• Robert Britz

Golden State Warriors vs. San Antonio Spurs

*Photo via NBA.com

In consistent fashion with their record-breaking season, the Golden State Warriors worked the San Antonio Spurs. Worked. The Warriors carved up the Association’s number one defense on the way to a 30-point victory. While Golden State and Stephen Curry maintained their unparalleled play, the Spurs clearly skipped a beat in dropping their 13-game winning streak. For now it seems the Warriors are peerless as the NBA’s only truly elite team.

Nearly a week after unfashionably allowing a team to score 120 points, the Spurs again dropped a dud on defense against the new look Cleveland Cavaliers in a 103-117 loss.

While these are only two games to the Spurs’ loss column, they register significance being against the reigning NBA Champions and their runner-up. Even more blatant than the losses themselves are the margins of victory and the uncharacteristic play of the Spurs.

While Tim Duncan was out nursing a sore knee in both matches, granted he is their anchor, their benign core did not step up. In both losses, the Spurs were out-rebounded by at least seven. These losses lend us to beg the question: Can the Spurs win the NBA title this year, let alone make it out of the Western Conference?

Just beyond the half point in the season the Spurs flex a 39-8 record, second in the entire league behind the Warriors. While they place only 4 and half games on the heels of the league's best, the Spurs appear much farther behind especially with their eye-opening loss against their biggest challenger.

In this “uncharacteristic” loss, which we now know is not an isolated case, the Spurs were outscored in fast break points by nine and assisted 10 less times than the Warriors. Yet, the most differentiating characteristic between the two teams on that night, and moving forward, is the scoring.

San Antonio had only three scorers in double digits (Leonard-16, West-12, Marjonovic-12) and, clearly, none over 20, while Golden State touted six players in double digits, including Steph Curry’s 37.

In order for the Spurs to challenge the Warriors for the Western Conference Title, they need LaMarcus Aldridge to establish himself as a consistent and powerful second option to Kawhi Leonard. While Leonard is clearly having the best season of his career, the Spurs need to ride him more, When the offense isn’t there for the rest of the team, Leonard needs to pick up the slack just as Duncan did in their early title runs.

*Photo via USA Today

This is what separates the two teams: their offensive weapons. Nearly every one of Golden State’s starters is primed to go off (and much of their bench as well), therefore they go with the hot hand within their splendid offense. San Antonio lacks this luxury: while their core of Parker, Leonard, and Aldridge have the capability, they rarely do. Meanwhile, supporting players such as Danny Green, who was expected to step up (similarly to how Draymond Green has), is putting up a dud.

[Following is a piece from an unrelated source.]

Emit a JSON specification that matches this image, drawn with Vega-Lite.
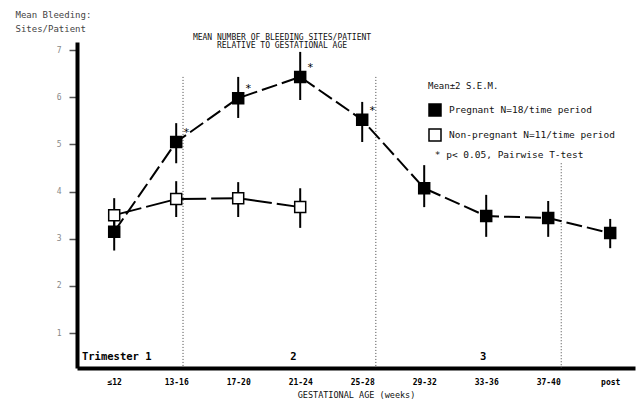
{
  "$schema": "https://vega.github.io/schema/vega-lite/v6.json",
  "width": 558,
  "height": 326,
  "autosize": {"type": "none"},
  "padding": {"left": 77, "top": 42, "right": 6, "bottom": 33},
  "background": "white",
  "config": {"view": {"stroke": null}, "font": "DejaVu Sans Mono"},
  "title": {
    "text": ["MEAN NUMBER OF BLEEDING SITES/PATIENT", "RELATIVE TO GESTATIONAL AGE"],
    "fontSize": 8, "fontWeight": "normal", "lineHeight": 8, "anchor": "middle", "dx": -74, "offset": -40,
    "font": "DejaVu Sans Mono", "color": "#111"
  },
  "datasets": {
    "points": [
      {"age": "≤12", "i": 0, "group": "Pregnant N=18/time period", "mean": 3.15, "lo": 2.75, "hi": 3.55, "sig": false},
      {"age": "13-16", "i": 1, "group": "Pregnant N=18/time period", "mean": 5.05, "lo": 4.6, "hi": 5.45, "sig": true},
      {"age": "17-20", "i": 2, "group": "Pregnant N=18/time period", "mean": 5.98, "lo": 5.56, "hi": 6.43, "sig": true},
      {"age": "21-24", "i": 3, "group": "Pregnant N=18/time period", "mean": 6.43, "lo": 5.94, "hi": 6.96, "sig": true},
      {"age": "25-28", "i": 4, "group": "Pregnant N=18/time period", "mean": 5.52, "lo": 5.05, "hi": 5.9, "sig": true},
      {"age": "29-32", "i": 5, "group": "Pregnant N=18/time period", "mean": 4.07, "lo": 3.67, "hi": 4.56, "sig": false},
      {"age": "33-36", "i": 6, "group": "Pregnant N=18/time period", "mean": 3.48, "lo": 3.04, "hi": 3.93, "sig": false},
      {"age": "37-40", "i": 7, "group": "Pregnant N=18/time period", "mean": 3.44, "lo": 3.04, "hi": 3.8, "sig": false},
      {"age": "post", "i": 8, "group": "Pregnant N=18/time period", "mean": 3.12, "lo": 2.8, "hi": 3.42, "sig": false},
      {"age": "≤12", "i": 0, "group": "Non-pregnant N=11/time period", "mean": 3.5, "lo": 3.15, "hi": 3.86, "sig": false},
      {"age": "13-16", "i": 1, "group": "Non-pregnant N=11/time period", "mean": 3.84, "lo": 3.46, "hi": 4.22, "sig": false},
      {"age": "17-20", "i": 2, "group": "Non-pregnant N=11/time period", "mean": 3.86, "lo": 3.46, "hi": 4.2, "sig": false},
      {"age": "21-24", "i": 3, "group": "Non-pregnant N=11/time period", "mean": 3.67, "lo": 3.23, "hi": 4.07, "sig": false}
    ],
    "bounds": [
      {"x": 1.11, "top": 6.43, "bottom": 0.26},
      {"x": 4.22, "top": 6.43, "bottom": 0.26},
      {"x": 7.21, "top": 4.6, "bottom": 0.26}
    ],
    "notes": [
      {"x": -0.52, "y": 0.49, "label": "Trimester 1"},
      {"x": 2.84, "y": 0.49, "label": "2"},
      {"x": 5.9, "y": 0.49, "label": "3"}
    ],
    "legendnote": [
      {"x": 5.17, "y": 4.77, "label": "*  p< 0.05, Pairwise T-test"}
    ]
  },
  "layer": [
    {
      "data": {"name": "bounds"},
      "mark": {"type": "rule", "strokeDash": [1, 2], "strokeWidth": 1, "color": "#444"},
      "encoding": {
        "x": {"field": "x", "type": "quantitative", "scale": {"domain": [-0.6, 8.4], "nice": false, "zero": false}},
        "y": {"field": "top", "type": "quantitative", "scale": {"domain": [0.26, 7.17], "nice": false, "zero": false}},
        "y2": {"field": "bottom"}
      }
    },
    {
      "data": {"name": "points"},
      "mark": {"type": "rule", "strokeWidth": 2, "color": "black"},
      "encoding": {
        "x": {"field": "i", "type": "quantitative"},
        "y": {"field": "lo", "type": "quantitative"},
        "y2": {"field": "hi"}
      }
    },
    {
      "data": {"name": "points"},
      "transform": [{"filter": "datum.group == 'Pregnant N=18/time period'"}],
      "mark": {"type": "line", "strokeWidth": 2, "color": "black", "strokeDash": [16, 5]},
      "encoding": {
        "x": {"field": "i", "type": "quantitative"},
        "y": {"field": "mean", "type": "quantitative"}
      }
    },
    {
      "data": {"name": "points"},
      "transform": [{"filter": "datum.group == 'Non-pregnant N=11/time period'"}],
      "mark": {"type": "line", "strokeWidth": 2, "color": "black", "strokeDash": [28, 5]},
      "encoding": {
        "x": {"field": "i", "type": "quantitative"},
        "y": {"field": "mean", "type": "quantitative"}
      }
    },
    {
      "data": {"name": "points"},
      "mark": {"type": "point", "shape": "square", "filled": true, "stroke": "black", "strokeWidth": 1.5, "size": 121, "opacity": 1},
      "encoding": {
        "x": {"field": "i", "type": "quantitative", "axis": {
          "values": [0, 1, 2, 3, 4, 5, 6, 7, 8],
          "labelExpr": "['≤12','13-16','17-20','21-24','25-28','29-32','33-36','37-40','post'][datum.value]",
          "ticks": false, "tickSize": 0, "grid": false, "domainWidth": 4, "domainColor": "black",
          "labelPadding": 10, "labelFontSize": 8, "labelFontWeight": "bold", "labelColor": "black",
          "title": "GESTATIONAL AGE (weeks)", "titleFontSize": 8.5, "titleFontWeight": "normal", "titlePadding": 4, "titleColor": "#111"
        }},
        "y": {"field": "mean", "type": "quantitative", "axis": {
          "values": [1, 2, 3, 4, 5, 6, 7], "grid": false, "domainWidth": 4, "domainColor": "black",
          "tickSize": 8, "tickColor": "#555", "tickWidth": 1.5, "labelColor": "#888", "labelFontSize": 8, "labelPadding": 8,
          "title": ["Mean Bleeding:", "Sites/Patient"], "titleAngle": 0, "titleAlign": "left", "titleBaseline": "top",
          "titleX": -62, "titleY": -32, "titleFontSize": 9, "titleFontWeight": "normal", "titleLineHeight": 14, "titleColor": "#444"
        }},
        "fill": {"field": "group", "type": "nominal",
          "scale": {"domain": ["Pregnant N=18/time period", "Non-pregnant N=11/time period"], "range": ["black", "white"]},
          "legend": {
            "orient": "none", "legendX": 351, "legendY": 40, "title": "Mean±2 S.E.M.",
            "titleFont": "DejaVu Sans Mono", "labelFont": "DejaVu Sans Mono",
            "titleFontSize": 9, "titleFontWeight": "normal", "titleColor": "#111", "titlePadding": 12,
            "labelFontSize": 9.5, "labelColor": "#111", "labelLimit": 400, "symbolType": "square", "symbolSize": 144,
            "symbolStrokeColor": "black", "symbolStrokeWidth": 1.5, "rowPadding": 7, "labelOffset": 7
          }
        }
      }
    },
    {
      "data": {"name": "points"},
      "transform": [{"filter": "datum.sig"}],
      "mark": {"type": "text", "text": "*", "fontSize": 11, "dx": 10, "dy": -9, "color": "black"},
      "encoding": {
        "x": {"field": "i", "type": "quantitative"},
        "y": {"field": "mean", "type": "quantitative"}
      }
    },
    {
      "data": {"name": "notes"},
      "mark": {"type": "text", "align": "left", "baseline": "middle", "fontSize": 10.5, "fontWeight": "bold", "color": "black"},
      "encoding": {
        "x": {"field": "x", "type": "quantitative"},
        "y": {"field": "y", "type": "quantitative"},
        "text": {"field": "label"}
      }
    },
    {
      "data": {"name": "legendnote"},
      "mark": {"type": "text", "align": "left", "baseline": "middle", "fontSize": 9.5, "color": "#111"},
      "encoding": {
        "x": {"field": "x", "type": "quantitative"},
        "y": {"field": "y", "type": "quantitative"},
        "text": {"field": "label"}
      }
    }
  ]
}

Another factor to keep an eye out for is the Spurs’ top ranked defense and their counterparts fourth ranked defense. In both matchups, the Cavaliers and Warriors took advantage of an unprepared San Antonio defense early in the shot clock and on fast breaks. While the Spurs can thrive off forced turnovers through their suffocating defense, these top teams rarely allowed that opportunity, often leaving the Spurs defenders looking as they were on skates. The Warriors present their own challenge with versatile defenders at nearly every position.

Ultimately, it’s Golden State’s versatility on both ends of the court that separate them from San Antonio and give them their mesmerizing record.

The San Antonio Spurs and the Golden State Warriors match up three more times this season, and hopefully seven game series when it's all said and done. Their next game facing each other is March 19 in San Antonio.